Many Jews accept Jesus as a prophet of Israel. All Muslims believe him to be the Messiah and await his second advent. Hindus often regard him as an avatar of God, while Buddhists recognize him as an atoning Bodhisattva. Baha'i's look upon him as a Manifestation of God like their own Baha'ullah. I see no reason why members of any of these religions could not and should not gather as one to hear and heed the words of Jesus. (Of course, nothing would stop them from going to other houses of worship on other holy days, either.)

Can there be such a church, an inter-religious church? Praise God, you are in one right now! At the moment, or in recent years, the membership and the list of regular participants here has included people maintaining their identities as Jews, Roman Catholics as well as Protestants, atheists and agnostics, those at least leaning strongly to Buddhism or Sufism, Jews, Zoroastrians, Baha'i's. It thrills me that we are so international a congregation. I am equally delighted for us to be an inter-religious one as well!

If you are not a Christian, you are nonetheless welcome here. I am not sure that I am a Christian. I am not sure any more what it means to be a Christian.

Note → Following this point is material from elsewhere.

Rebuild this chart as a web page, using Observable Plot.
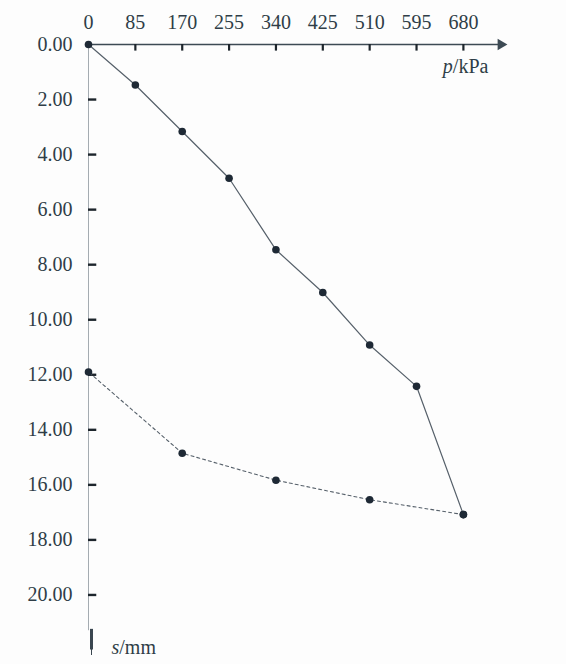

As to the actual sacrament of Communion, if you do not count yourself a Christian, make of it what you will. Partake or not as you see fit. Just being here is communion with one another. But remember, if communion means nothing else to you, you might participate as a simple gesture of your solidarity with this community of seekers, if that's what you want. A microcosm of the world that might be, the world united in the Omega Point, on this World Communion Sunday.